Now: Old World versus New World

The main point of distinction when picking up a bottle is whether the appellation is listed on the label (It usually is). It’s good to know that wine labeling falls into two camps: Old World (Europe) and New World (everywhere else). If you are truly French (or if you want to sound like one), you will frown upon any wine that’s not from France. The rest of Europe might (only might) be tolerated (occasionally, that is). I know it’s a shame, and between you and me I am quite fond of some Chilean reds and Australian whites, but I would never, ever, admit to it. That’s the way it is. Never.

Right now. Let’s continue. Here are a few facts you need to learn:

  • A good non-vintage Champagne will be a blend of Chardonnay, Pinot Noir, and Pinot Meunier, and it’ll have aged at least 15 months in bottle, if not longer.
  • Regions you should know: Chablis, an unoaked Chardonnay from northern Burgundy; Sancerre, a minerally Sauvignon Blanc from the Loire Valley; and Chianti, an acidic red wine made of the Sangiovese grape from Tuscany that happens to go great with food (and to top everything up it shows that you know when to recommend a wine that’s not French, which proves that you are open-minded -sort of-).
  • Again, have a look at the label. The region should be listed as well, and it’s a pretty good indicator of the quality level of the wine — the more vague will be a more entry-level wine, while a more specific notation usually means the grapes are from a concentrated vineyard area with a higher quality control.

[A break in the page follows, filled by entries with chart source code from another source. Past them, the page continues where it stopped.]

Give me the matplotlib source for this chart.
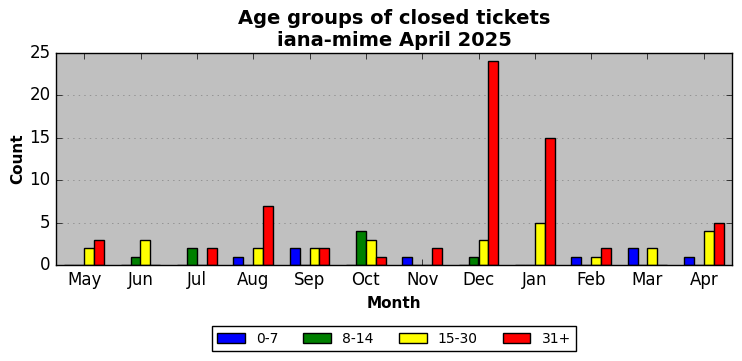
import matplotlib
matplotlib.use("Agg")
import matplotlib.pyplot as plt
import numpy as np

plt.style.use("classic")

months = ["May", "Jun", "Jul", "Aug", "Sep", "Oct", "Nov", "Dec", "Jan", "Feb", "Mar", "Apr"]
age_0_7 = [0, 0, 0, 1, 2, 0, 1, 0, 0, 1, 2, 1]
age_8_14 = [0, 1, 2, 0, 0, 4, 0, 1, 0, 0, 0, 0]
age_15_30 = [2, 3, 0, 2, 2, 3, 0, 3, 5, 1, 2, 4]
age_31_plus = [3, 0, 2, 7, 2, 1, 2, 24, 15, 2, 0, 5]

series = [("0-7", age_0_7, "blue"), ("8-14", age_8_14, "green"),
          ("15-30", age_15_30, "yellow"), ("31+", age_31_plus, "red")]

fig = plt.figure(figsize=(7.42, 3.61), dpi=100, facecolor="white")
ax = fig.add_axes([56 / 742, 1 - 265 / 361, 676 / 742, 212 / 361])
ax.set_facecolor("silver")

x = np.arange(len(months))
w = 0.175
for i, (name, vals, col) in enumerate(series):
    ax.bar(x + (i - 1.5) * w, vals, w, color=col, edgecolor="black", linewidth=1, label=name, align="center")

ax.set_xlim(-0.5, len(months) - 0.5)
ax.set_ylim(0, 25)
ax.set_xticks(x)
ax.set_xticklabels(months)
ax.set_yticks(range(0, 26, 5))
ax.yaxis.grid(True, linestyle=":", color="gray")
ax.set_axisbelow(True)
ax.set_xlabel("Month", fontweight="bold", fontsize=11)
ax.set_ylabel("Count", fontweight="bold", fontsize=11, labelpad=3)
ax.set_title("Age groups of closed tickets\niana-mime April 2025", fontweight="bold", fontsize=14)
ax.legend(loc="upper center", bbox_to_anchor=(0.5, -0.255), ncol=4, fontsize=10, columnspacing=1.8)

fig.savefig("out.png", dpi=100, facecolor="white")
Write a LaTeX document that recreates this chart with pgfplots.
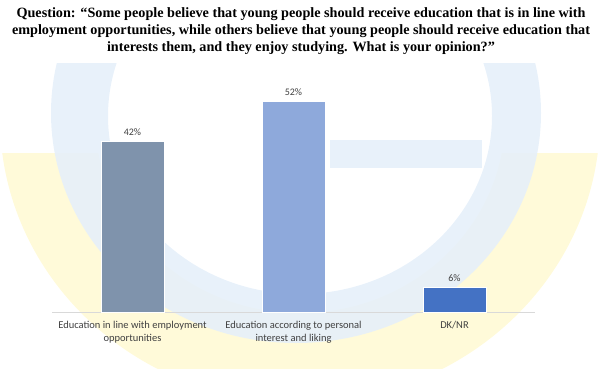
\documentclass[border=0pt]{standalone}
\usepackage{pgfplots}
\pgfplotsset{compat=1.18}
\usepackage{fontspec}
\setmainfont{Carlito}
\newfontfamily\titlefont{Liberation Serif}
\definecolor{barA}{HTML}{7F93AC}
\definecolor{barB}{HTML}{8EA9DB}
\definecolor{barC}{HTML}{4472C4}
\definecolor{lbl}{HTML}{404040}
\definecolor{ringblue}{HTML}{E6F0FA}
\definecolor{glowyellow}{HTML}{FFFAD9}
\begin{document}
\begin{tikzpicture}[x=1pt,y=1pt]
\path[use as bounding box] (0,0) rectangle (602,368);
% faint watermark
\begin{scope}
\clip (0,0) rectangle (602,215);
\fill[glowyellow, even odd rule] (300,250) ellipse [x radius=300, y radius=285] (300,250) ellipse [x radius=205, y radius=195];
\end{scope}
\begin{scope}
\clip (0,0) rectangle (602,305);
\fill[ringblue, opacity=0.9, even odd rule] (296,255) ellipse [x radius=245, y radius=230] (300,252) ellipse [x radius=192, y radius=178];
\fill[ringblue, opacity=0.9] (330,228) rectangle (482,200);
\end{scope}
\node[align=center, font=\titlefont\bfseries\fontsize{14.2}{17}\selectfont, anchor=center] at (301,337)
{Question: “Some people believe that young people should receive education that is in line with\\
employment opportunities, while others believe that young people should receive education that\\
interests them, and they enjoy studying. What is your opinion?”};
\begin{axis}[
  at={(52pt,56pt)}, anchor=south west,
  scale only axis, width=483pt, height=243.6pt,
  xmin=-0.5, xmax=2.5, ymin=0, ymax=60,
  axis y line=none, axis x line*=bottom,
  x axis line style={draw=black!15, line width=0.8pt, -},
  xtick={0,1,2}, major tick length=0pt,
  xticklabels={{Education in line with employment\\opportunities},{Education according to personal\\interest and liking},{DK/NR}},
  xticklabel style={align=center, font=\fontsize{10.5}{12.5}\selectfont, text=lbl, yshift=-6pt},
  ybar, bar width=63pt, bar shift=0pt,
  /pgf/number format/assume math mode=true,
  nodes near coords={\pgfmathprintnumber{\pgfplotspointmeta}\%},
  nodes near coords style={font=\fontsize{10}{11}\selectfont, text=lbl, yshift=2pt},
  clip=false,
]
\addplot[fill=barA, draw=white, line width=0.6pt] coordinates {(0,42)};
\addplot[fill=barB, draw=white, line width=0.6pt] coordinates {(1,52)};
\addplot[fill=barC, draw=white, line width=0.6pt] coordinates {(2,6)};
\end{axis}
\end{tikzpicture}
\end{document}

And here is how you need to behave:

Do Hold by the Stem

There are a lot of opinions on the temperature at which a red wine versus a white wine should be served. Although it varies by grape and style, whites as a rule are generally chilled, while reds are served a little below room temperature, and Rose even colder. Especially if you’re in a fancy restaurant or at the home of a wine connoisseur, the way you hold your glass of wine tells a lot about your level of knowledge. How to look like you know what you’re doing? No matter what the wine, hold the glass by the stem, instead of gripping the bowl — it keeps the temperature of the wine the way it should be longer, and therefore doesn’t alter the flavours. And whatever you do, don’t put ice in your glass, unless it’s filled with water, obviously. I know a French woman who has dumped her American boyfriend because he wanted some ice cubes in his wine. Now you are warned.

Play it cool with up and coming wines

There are lesser-known regions producing killer wines for a better price than a Chateau Petrus (which isn’t too hard, come to think of it). These wines are some of the best wines for the best price coming from France, and you’ll look like you really have the inside scoop. Like lighter reds? Look for wines from the Beaujolais — no, not the Beaujolais Nouveau that comes out in November. You want wines from the Creuse regions, like Fleurie, Morgon, and Régnié. For fresh whites, try Sancerre’s neighbouring towns like Quincy, Pouilly-Fumé, and Touraine. They’ll share some of those minerally aspects of the famous Sauvignon Blanc at a more affordable price. The Côtes du Rhône region makes gorgeous, rich, full-bodied reds from North to South. And if you ask me, a red Cote de Provence from Correns is as good as a good Cote du Rhone. But I am not objective, I am from there. I know, I know.

That said, if you are in a bad mood and are not willing to play the wine expert, there is a trick I use from time to time: ask to have champagne with your dinner. Things cannot go wrong with a good champagne and, frankly, it goes with most dishes and flavours. But beware: you need to drink champagne in a flute, not a regular glass, and to cut a long story short, the smaller the bubbles, the better. You want a ‘methode champenoise’ champagne (fermentation in the bottle), and nothing else.

I know, I know, it is tiring to be a wine expert. Right now, I need something to chill. Like, a glass of wine? Sante!